--- DATA PROVIDED ---
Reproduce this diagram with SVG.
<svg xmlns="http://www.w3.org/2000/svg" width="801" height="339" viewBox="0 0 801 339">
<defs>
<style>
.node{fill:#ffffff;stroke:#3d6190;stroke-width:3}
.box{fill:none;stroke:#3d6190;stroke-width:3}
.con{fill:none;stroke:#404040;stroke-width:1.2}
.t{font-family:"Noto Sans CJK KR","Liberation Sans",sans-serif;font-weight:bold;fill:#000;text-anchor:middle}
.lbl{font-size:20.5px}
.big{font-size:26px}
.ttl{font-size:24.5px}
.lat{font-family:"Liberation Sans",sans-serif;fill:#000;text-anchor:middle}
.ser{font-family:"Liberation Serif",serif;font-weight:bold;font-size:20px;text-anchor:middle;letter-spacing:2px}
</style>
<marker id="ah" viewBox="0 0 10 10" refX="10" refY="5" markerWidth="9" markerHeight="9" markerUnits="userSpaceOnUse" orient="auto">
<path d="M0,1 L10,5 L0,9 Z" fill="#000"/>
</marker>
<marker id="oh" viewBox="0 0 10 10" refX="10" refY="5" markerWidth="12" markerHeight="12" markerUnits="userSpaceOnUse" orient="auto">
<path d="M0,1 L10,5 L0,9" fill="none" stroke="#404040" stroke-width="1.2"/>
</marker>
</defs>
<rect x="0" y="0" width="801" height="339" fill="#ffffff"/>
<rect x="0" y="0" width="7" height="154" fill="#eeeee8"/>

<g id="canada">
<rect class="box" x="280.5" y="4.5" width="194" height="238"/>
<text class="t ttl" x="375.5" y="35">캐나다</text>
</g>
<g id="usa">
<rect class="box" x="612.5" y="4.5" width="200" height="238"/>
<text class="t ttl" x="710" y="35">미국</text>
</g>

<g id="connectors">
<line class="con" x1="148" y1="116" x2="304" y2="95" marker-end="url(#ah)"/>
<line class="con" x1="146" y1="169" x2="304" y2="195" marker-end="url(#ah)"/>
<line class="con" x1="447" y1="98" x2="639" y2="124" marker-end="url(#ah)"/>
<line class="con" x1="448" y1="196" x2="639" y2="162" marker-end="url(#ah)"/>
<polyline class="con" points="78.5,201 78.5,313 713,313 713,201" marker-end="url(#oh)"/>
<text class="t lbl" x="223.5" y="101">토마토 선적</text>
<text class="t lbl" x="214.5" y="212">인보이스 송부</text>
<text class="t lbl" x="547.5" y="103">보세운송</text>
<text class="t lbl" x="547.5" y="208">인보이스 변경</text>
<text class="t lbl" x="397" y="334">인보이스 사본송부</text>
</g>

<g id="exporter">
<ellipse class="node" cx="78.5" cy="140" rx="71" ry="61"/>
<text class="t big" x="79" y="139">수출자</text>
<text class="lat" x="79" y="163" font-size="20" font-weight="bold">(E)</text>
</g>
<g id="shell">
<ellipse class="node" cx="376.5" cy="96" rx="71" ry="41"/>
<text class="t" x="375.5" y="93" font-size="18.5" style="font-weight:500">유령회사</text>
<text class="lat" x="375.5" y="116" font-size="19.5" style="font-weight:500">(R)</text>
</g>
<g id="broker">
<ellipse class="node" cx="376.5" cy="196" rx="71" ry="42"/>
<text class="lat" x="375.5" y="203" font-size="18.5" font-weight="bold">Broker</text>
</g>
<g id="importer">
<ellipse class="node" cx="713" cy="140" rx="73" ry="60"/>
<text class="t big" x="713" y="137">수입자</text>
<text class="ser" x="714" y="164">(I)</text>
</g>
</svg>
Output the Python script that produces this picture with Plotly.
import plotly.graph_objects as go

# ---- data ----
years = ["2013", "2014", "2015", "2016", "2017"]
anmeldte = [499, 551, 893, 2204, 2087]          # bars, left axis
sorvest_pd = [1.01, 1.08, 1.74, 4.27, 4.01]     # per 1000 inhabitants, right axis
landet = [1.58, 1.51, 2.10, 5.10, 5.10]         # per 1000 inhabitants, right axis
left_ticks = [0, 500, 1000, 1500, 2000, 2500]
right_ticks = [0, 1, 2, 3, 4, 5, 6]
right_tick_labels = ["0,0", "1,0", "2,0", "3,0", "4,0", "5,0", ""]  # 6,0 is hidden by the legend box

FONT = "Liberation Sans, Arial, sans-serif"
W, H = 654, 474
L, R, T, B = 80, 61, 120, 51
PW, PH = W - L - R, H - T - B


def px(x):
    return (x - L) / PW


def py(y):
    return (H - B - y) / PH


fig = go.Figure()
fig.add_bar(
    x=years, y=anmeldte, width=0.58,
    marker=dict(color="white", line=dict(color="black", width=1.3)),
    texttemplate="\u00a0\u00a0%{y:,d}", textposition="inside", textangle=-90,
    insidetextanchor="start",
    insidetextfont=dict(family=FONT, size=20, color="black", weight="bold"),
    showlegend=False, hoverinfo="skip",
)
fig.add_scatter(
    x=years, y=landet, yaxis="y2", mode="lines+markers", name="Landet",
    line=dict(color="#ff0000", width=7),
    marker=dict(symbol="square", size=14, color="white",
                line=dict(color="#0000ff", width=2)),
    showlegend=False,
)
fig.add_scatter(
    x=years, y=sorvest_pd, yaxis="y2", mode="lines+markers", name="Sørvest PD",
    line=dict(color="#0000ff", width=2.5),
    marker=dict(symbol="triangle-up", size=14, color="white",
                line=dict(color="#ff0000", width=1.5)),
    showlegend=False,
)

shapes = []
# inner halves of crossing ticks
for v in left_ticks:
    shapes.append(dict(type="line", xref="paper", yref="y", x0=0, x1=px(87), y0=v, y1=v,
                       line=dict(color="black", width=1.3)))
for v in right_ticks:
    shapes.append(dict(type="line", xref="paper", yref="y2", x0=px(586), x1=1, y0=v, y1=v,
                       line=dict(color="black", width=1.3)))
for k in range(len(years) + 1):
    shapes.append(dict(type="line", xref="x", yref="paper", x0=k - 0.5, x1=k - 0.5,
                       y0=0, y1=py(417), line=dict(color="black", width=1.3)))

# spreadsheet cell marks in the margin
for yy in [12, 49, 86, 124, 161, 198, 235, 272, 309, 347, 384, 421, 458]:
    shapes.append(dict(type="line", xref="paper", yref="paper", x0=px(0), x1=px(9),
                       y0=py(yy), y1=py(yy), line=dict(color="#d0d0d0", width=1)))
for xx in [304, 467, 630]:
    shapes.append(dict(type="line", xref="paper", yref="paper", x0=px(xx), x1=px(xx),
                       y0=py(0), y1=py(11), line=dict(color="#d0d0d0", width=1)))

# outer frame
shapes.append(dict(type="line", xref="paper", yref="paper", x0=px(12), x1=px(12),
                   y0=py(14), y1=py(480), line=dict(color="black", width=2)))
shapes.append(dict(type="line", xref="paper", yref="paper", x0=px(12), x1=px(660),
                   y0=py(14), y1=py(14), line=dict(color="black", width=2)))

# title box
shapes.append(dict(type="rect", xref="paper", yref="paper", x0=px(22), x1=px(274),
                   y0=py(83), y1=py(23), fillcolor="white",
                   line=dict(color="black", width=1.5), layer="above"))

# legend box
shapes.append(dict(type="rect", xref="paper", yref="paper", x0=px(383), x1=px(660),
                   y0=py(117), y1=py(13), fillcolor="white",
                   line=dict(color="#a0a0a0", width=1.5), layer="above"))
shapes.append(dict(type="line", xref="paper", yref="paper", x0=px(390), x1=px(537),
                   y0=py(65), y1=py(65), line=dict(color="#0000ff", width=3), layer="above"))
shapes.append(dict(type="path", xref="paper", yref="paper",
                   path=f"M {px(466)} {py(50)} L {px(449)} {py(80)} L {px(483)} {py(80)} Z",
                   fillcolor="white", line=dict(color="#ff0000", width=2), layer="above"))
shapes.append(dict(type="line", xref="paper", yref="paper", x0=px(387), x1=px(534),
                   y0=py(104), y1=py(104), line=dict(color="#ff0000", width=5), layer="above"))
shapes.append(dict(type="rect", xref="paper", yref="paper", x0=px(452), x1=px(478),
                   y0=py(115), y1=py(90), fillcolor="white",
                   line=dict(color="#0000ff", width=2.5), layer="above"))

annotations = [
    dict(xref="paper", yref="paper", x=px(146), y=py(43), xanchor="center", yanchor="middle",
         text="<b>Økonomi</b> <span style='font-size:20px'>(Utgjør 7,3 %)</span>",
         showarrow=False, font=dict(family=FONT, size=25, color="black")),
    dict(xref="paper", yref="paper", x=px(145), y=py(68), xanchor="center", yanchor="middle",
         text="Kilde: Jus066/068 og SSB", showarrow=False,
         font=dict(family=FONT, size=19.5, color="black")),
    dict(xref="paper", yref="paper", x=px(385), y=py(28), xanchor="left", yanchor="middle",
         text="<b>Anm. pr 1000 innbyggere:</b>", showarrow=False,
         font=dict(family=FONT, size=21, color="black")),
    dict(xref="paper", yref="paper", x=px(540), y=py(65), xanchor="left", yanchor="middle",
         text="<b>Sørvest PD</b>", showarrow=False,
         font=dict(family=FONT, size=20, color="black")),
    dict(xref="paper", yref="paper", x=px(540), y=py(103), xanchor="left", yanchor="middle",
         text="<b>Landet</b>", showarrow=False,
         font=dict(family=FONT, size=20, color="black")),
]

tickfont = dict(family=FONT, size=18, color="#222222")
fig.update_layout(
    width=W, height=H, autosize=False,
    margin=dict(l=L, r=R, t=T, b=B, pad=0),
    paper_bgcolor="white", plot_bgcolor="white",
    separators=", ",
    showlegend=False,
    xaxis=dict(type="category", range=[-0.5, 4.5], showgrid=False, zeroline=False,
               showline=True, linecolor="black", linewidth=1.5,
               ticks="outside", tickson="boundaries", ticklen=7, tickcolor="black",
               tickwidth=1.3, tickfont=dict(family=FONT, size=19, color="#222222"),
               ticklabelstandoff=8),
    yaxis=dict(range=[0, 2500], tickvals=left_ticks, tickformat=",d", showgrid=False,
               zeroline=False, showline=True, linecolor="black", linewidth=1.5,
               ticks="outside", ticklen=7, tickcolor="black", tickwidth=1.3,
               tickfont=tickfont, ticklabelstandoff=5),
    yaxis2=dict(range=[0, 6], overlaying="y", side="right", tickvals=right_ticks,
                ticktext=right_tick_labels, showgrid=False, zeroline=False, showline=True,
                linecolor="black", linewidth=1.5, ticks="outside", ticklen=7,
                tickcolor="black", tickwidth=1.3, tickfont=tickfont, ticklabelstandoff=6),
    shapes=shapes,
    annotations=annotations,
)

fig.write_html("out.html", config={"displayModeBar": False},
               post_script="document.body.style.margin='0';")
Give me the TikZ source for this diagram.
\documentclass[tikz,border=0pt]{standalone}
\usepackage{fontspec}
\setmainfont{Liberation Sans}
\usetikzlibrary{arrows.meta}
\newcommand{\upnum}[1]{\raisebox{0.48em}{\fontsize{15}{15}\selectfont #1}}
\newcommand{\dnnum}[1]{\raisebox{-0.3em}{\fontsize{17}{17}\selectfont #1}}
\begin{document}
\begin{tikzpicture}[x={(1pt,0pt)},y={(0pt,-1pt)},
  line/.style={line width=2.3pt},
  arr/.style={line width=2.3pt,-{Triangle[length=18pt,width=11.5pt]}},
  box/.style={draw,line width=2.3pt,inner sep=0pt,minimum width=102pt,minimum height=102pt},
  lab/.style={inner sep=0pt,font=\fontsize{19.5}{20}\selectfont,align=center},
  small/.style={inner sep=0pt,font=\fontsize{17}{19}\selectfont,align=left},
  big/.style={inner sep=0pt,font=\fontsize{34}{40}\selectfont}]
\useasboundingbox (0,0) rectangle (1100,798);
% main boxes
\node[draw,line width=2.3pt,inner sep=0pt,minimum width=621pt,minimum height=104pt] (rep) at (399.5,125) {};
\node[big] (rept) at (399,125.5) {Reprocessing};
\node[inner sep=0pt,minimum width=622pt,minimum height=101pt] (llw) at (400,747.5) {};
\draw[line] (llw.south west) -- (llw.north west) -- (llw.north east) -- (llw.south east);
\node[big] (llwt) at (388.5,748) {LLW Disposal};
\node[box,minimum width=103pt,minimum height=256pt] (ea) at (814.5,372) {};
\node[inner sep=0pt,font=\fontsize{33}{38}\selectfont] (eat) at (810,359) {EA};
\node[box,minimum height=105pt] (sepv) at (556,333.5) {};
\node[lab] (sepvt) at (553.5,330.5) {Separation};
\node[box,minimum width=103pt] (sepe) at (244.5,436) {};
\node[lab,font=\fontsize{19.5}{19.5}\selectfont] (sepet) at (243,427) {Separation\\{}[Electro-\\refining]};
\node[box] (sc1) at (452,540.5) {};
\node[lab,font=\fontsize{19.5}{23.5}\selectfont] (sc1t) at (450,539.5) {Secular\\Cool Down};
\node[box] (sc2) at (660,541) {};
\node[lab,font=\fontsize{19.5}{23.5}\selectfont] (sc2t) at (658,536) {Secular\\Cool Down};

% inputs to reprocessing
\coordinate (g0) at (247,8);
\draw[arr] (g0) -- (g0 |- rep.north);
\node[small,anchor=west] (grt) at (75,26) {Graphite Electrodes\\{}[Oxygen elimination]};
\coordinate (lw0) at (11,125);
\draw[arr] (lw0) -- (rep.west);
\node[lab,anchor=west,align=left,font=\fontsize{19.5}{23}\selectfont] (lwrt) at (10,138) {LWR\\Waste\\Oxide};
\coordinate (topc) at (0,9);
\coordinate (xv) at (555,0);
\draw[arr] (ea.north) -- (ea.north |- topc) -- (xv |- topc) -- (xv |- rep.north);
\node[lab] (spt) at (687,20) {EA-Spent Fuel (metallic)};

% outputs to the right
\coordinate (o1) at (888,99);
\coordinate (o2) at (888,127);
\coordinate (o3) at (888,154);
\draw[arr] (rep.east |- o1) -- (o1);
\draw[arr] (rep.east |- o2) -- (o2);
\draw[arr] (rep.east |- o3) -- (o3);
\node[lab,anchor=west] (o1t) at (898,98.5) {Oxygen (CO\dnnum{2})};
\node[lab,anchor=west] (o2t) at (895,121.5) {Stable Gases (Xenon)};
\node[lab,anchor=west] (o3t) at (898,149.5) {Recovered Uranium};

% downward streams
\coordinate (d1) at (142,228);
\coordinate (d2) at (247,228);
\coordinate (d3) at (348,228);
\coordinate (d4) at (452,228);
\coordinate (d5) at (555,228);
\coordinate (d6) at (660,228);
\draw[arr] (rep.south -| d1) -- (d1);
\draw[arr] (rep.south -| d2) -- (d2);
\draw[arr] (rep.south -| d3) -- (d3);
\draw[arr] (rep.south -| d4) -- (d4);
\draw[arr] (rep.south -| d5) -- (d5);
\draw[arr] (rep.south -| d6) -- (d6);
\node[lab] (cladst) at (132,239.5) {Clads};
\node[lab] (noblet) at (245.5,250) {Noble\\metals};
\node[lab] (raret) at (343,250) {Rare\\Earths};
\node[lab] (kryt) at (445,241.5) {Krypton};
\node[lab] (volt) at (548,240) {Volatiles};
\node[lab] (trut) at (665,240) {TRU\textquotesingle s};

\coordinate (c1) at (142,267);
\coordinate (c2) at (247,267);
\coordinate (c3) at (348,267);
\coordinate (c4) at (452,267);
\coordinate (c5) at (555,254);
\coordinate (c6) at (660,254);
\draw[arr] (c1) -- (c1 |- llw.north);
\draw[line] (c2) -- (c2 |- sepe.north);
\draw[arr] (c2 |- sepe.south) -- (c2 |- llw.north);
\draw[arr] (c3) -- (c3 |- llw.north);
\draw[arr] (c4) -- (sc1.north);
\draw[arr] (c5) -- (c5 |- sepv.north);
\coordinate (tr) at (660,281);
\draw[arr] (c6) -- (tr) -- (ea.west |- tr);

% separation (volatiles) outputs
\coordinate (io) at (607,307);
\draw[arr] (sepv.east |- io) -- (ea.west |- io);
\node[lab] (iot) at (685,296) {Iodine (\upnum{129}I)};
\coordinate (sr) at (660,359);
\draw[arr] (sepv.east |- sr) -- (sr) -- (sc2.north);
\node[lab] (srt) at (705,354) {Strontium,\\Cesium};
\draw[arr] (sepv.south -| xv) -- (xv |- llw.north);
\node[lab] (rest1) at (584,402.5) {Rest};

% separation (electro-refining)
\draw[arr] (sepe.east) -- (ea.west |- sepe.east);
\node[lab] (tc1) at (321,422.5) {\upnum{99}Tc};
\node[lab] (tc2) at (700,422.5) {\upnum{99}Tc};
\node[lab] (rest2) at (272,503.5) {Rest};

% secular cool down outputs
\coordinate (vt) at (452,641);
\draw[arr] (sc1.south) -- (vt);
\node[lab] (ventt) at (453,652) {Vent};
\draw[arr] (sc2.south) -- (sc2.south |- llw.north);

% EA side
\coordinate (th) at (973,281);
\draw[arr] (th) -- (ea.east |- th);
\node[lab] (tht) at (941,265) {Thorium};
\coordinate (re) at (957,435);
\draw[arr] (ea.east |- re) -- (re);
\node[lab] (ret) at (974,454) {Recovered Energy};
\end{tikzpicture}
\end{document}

--- YOUR INSTRUCTIONS ---
From the listing above, output exactly the run of lines that starts with the line containing "Output the Python" and ends with the line containing "return (H - B - y) / PH".

--- CORRECT RESULT ---
Output the Python script that produces this picture with Plotly.
import plotly.graph_objects as go

# ---- data ----
years = ["2013", "2014", "2015", "2016", "2017"]
anmeldte = [499, 551, 893, 2204, 2087]          # bars, left axis
sorvest_pd = [1.01, 1.08, 1.74, 4.27, 4.01]     # per 1000 inhabitants, right axis
landet = [1.58, 1.51, 2.10, 5.10, 5.10]         # per 1000 inhabitants, right axis
left_ticks = [0, 500, 1000, 1500, 2000, 2500]
right_ticks = [0, 1, 2, 3, 4, 5, 6]
right_tick_labels = ["0,0", "1,0", "2,0", "3,0", "4,0", "5,0", ""]  # 6,0 is hidden by the legend box

FONT = "Liberation Sans, Arial, sans-serif"
W, H = 654, 474
L, R, T, B = 80, 61, 120, 51
PW, PH = W - L - R, H - T - B


def px(x):
    return (x - L) / PW


def py(y):
    return (H - B - y) / PH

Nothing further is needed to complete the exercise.